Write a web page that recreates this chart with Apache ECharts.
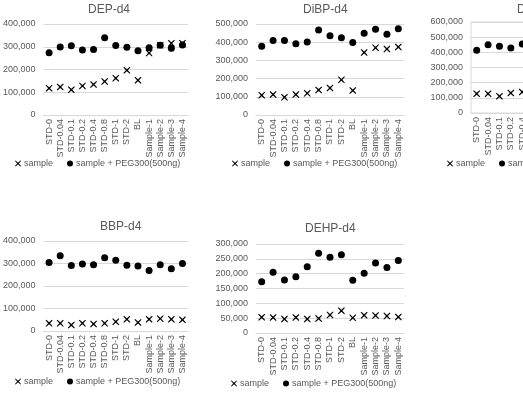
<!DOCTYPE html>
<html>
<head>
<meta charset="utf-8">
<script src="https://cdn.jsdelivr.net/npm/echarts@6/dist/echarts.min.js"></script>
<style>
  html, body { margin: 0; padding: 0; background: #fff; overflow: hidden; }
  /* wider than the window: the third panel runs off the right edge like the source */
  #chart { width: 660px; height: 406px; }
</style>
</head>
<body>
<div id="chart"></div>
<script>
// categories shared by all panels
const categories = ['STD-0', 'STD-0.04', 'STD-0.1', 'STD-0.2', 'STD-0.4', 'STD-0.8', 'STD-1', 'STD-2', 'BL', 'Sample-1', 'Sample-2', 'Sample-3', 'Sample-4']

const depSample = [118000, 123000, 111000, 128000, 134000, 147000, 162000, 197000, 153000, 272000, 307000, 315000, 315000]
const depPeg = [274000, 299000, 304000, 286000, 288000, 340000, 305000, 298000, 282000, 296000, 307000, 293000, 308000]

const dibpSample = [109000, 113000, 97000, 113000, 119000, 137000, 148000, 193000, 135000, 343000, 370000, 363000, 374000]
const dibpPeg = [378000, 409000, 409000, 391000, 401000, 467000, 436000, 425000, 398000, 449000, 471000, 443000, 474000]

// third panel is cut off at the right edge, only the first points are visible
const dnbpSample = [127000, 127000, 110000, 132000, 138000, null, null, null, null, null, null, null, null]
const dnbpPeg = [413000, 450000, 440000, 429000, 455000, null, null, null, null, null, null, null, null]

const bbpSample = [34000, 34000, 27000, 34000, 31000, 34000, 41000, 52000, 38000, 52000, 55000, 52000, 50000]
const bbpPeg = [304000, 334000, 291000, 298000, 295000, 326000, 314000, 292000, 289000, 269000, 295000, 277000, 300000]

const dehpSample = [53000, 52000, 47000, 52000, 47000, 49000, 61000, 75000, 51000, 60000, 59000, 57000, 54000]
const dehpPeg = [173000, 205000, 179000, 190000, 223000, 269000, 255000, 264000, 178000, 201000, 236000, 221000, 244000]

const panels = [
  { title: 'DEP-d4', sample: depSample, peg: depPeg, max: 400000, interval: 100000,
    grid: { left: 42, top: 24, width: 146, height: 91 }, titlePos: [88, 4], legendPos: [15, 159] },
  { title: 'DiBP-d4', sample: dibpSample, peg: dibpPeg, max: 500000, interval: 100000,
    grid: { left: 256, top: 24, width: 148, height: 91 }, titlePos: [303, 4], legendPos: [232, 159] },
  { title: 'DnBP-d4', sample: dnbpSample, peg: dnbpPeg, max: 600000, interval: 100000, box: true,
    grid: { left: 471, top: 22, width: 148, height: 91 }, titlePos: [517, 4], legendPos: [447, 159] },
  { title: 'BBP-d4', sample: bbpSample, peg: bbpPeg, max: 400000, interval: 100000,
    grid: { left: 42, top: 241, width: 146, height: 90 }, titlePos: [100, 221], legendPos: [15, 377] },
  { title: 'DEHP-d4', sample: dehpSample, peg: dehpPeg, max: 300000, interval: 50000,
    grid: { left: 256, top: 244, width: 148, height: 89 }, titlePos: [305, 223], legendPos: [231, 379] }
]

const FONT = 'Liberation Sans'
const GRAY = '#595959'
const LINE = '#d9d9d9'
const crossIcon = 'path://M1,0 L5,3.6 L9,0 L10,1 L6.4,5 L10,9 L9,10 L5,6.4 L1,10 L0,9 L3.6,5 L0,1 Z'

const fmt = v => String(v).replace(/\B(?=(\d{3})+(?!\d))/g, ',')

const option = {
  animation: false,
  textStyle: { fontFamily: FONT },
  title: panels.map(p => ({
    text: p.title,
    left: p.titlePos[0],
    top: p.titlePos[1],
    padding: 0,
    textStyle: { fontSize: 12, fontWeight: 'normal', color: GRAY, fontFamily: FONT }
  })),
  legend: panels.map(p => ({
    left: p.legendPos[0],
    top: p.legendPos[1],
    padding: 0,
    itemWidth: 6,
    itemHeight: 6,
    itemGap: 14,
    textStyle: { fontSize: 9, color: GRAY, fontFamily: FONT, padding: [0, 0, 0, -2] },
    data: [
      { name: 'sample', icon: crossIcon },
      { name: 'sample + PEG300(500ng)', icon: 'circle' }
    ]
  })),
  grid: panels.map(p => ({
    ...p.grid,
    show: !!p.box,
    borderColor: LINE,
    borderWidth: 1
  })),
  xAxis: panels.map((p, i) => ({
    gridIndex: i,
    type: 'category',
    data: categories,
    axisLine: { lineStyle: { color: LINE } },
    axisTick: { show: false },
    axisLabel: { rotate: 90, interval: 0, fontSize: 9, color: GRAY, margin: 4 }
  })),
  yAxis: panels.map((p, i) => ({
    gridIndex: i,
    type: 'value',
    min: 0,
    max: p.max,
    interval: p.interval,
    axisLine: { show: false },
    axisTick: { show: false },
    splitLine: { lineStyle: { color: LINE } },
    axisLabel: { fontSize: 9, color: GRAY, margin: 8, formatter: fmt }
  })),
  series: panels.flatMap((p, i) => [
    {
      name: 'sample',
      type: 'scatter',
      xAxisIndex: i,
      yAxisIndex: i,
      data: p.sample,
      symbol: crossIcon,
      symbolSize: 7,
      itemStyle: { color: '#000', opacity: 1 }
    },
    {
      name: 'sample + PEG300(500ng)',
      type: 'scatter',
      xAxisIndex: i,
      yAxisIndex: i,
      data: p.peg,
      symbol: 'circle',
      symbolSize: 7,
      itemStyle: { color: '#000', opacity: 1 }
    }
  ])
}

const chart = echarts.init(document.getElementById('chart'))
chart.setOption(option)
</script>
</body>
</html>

━━━━━━━━━━━━━━━━━━━━

■ GIVEN REQUEST
Write the listing out a second time exactly, dropping all images.

■ THE ANSWER
Write a web page that recreates this chart with Apache ECharts.
<!DOCTYPE html>
<html>
<head>
<meta charset="utf-8">
<script src="https://cdn.jsdelivr.net/npm/echarts@6/dist/echarts.min.js"></script>
<style>
  html, body { margin: 0; padding: 0; background: #fff; overflow: hidden; }
  /* wider than the window: the third panel runs off the right edge like the source */
  #chart { width: 660px; height: 406px; }
</style>
</head>
<body>
<div id="chart"></div>
<script>
// categories shared by all panels
const categories = ['STD-0', 'STD-0.04', 'STD-0.1', 'STD-0.2', 'STD-0.4', 'STD-0.8', 'STD-1', 'STD-2', 'BL', 'Sample-1', 'Sample-2', 'Sample-3', 'Sample-4']

const depSample = [118000, 123000, 111000, 128000, 134000, 147000, 162000, 197000, 153000, 272000, 307000, 315000, 315000]
const depPeg = [274000, 299000, 304000, 286000, 288000, 340000, 305000, 298000, 282000, 296000, 307000, 293000, 308000]

const dibpSample = [109000, 113000, 97000, 113000, 119000, 137000, 148000, 193000, 135000, 343000, 370000, 363000, 374000]
const dibpPeg = [378000, 409000, 409000, 391000, 401000, 467000, 436000, 425000, 398000, 449000, 471000, 443000, 474000]

// third panel is cut off at the right edge, only the first points are visible
const dnbpSample = [127000, 127000, 110000, 132000, 138000, null, null, null, null, null, null, null, null]
const dnbpPeg = [413000, 450000, 440000, 429000, 455000, null, null, null, null, null, null, null, null]

const bbpSample = [34000, 34000, 27000, 34000, 31000, 34000, 41000, 52000, 38000, 52000, 55000, 52000, 50000]
const bbpPeg = [304000, 334000, 291000, 298000, 295000, 326000, 314000, 292000, 289000, 269000, 295000, 277000, 300000]

const dehpSample = [53000, 52000, 47000, 52000, 47000, 49000, 61000, 75000, 51000, 60000, 59000, 57000, 54000]
const dehpPeg = [173000, 205000, 179000, 190000, 223000, 269000, 255000, 264000, 178000, 201000, 236000, 221000, 244000]

const panels = [
  { title: 'DEP-d4', sample: depSample, peg: depPeg, max: 400000, interval: 100000,
    grid: { left: 42, top: 24, width: 146, height: 91 }, titlePos: [88, 4], legendPos: [15, 159] },
  { title: 'DiBP-d4', sample: dibpSample, peg: dibpPeg, max: 500000, interval: 100000,
    grid: { left: 256, top: 24, width: 148, height: 91 }, titlePos: [303, 4], legendPos: [232, 159] },
  { title: 'DnBP-d4', sample: dnbpSample, peg: dnbpPeg, max: 600000, interval: 100000, box: true,
    grid: { left: 471, top: 22, width: 148, height: 91 }, titlePos: [517, 4], legendPos: [447, 159] },
  { title: 'BBP-d4', sample: bbpSample, peg: bbpPeg, max: 400000, interval: 100000,
    grid: { left: 42, top: 241, width: 146, height: 90 }, titlePos: [100, 221], legendPos: [15, 377] },
  { title: 'DEHP-d4', sample: dehpSample, peg: dehpPeg, max: 300000, interval: 50000,
    grid: { left: 256, top: 244, width: 148, height: 89 }, titlePos: [305, 223], legendPos: [231, 379] }
]

const FONT = 'Liberation Sans'
const GRAY = '#595959'
const LINE = '#d9d9d9'
const crossIcon = 'path://M1,0 L5,3.6 L9,0 L10,1 L6.4,5 L10,9 L9,10 L5,6.4 L1,10 L0,9 L3.6,5 L0,1 Z'

const fmt = v => String(v).replace(/\B(?=(\d{3})+(?!\d))/g, ',')

const option = {
  animation: false,
  textStyle: { fontFamily: FONT },
  title: panels.map(p => ({
    text: p.title,
    left: p.titlePos[0],
    top: p.titlePos[1],
    padding: 0,
    textStyle: { fontSize: 12, fontWeight: 'normal', color: GRAY, fontFamily: FONT }
  })),
  legend: panels.map(p => ({
    left: p.legendPos[0],
    top: p.legendPos[1],
    padding: 0,
    itemWidth: 6,
    itemHeight: 6,
    itemGap: 14,
    textStyle: { fontSize: 9, color: GRAY, fontFamily: FONT, padding: [0, 0, 0, -2] },
    data: [
      { name: 'sample', icon: crossIcon },
      { name: 'sample + PEG300(500ng)', icon: 'circle' }
    ]
  })),
  grid: panels.map(p => ({
    ...p.grid,
    show: !!p.box,
    borderColor: LINE,
    borderWidth: 1
  })),
  xAxis: panels.map((p, i) => ({
    gridIndex: i,
    type: 'category',
    data: categories,
    axisLine: { lineStyle: { color: LINE } },
    axisTick: { show: false },
    axisLabel: { rotate: 90, interval: 0, fontSize: 9, color: GRAY, margin: 4 }
  })),
  yAxis: panels.map((p, i) => ({
    gridIndex: i,
    type: 'value',
    min: 0,
    max: p.max,
    interval: p.interval,
    axisLine: { show: false },
    axisTick: { show: false },
    splitLine: { lineStyle: { color: LINE } },
    axisLabel: { fontSize: 9, color: GRAY, margin: 8, formatter: fmt }
  })),
  series: panels.flatMap((p, i) => [
    {
      name: 'sample',
      type: 'scatter',
      xAxisIndex: i,
      yAxisIndex: i,
      data: p.sample,
      symbol: crossIcon,
      symbolSize: 7,
      itemStyle: { color: '#000', opacity: 1 }
    },
    {
      name: 'sample + PEG300(500ng)',
      type: 'scatter',
      xAxisIndex: i,
      yAxisIndex: i,
      data: p.peg,
      symbol: 'circle',
      symbolSize: 7,
      itemStyle: { color: '#000', opacity: 1 }
    }
  ])
}

const chart = echarts.init(document.getElementById('chart'))
chart.setOption(option)
</script>
</body>
</html>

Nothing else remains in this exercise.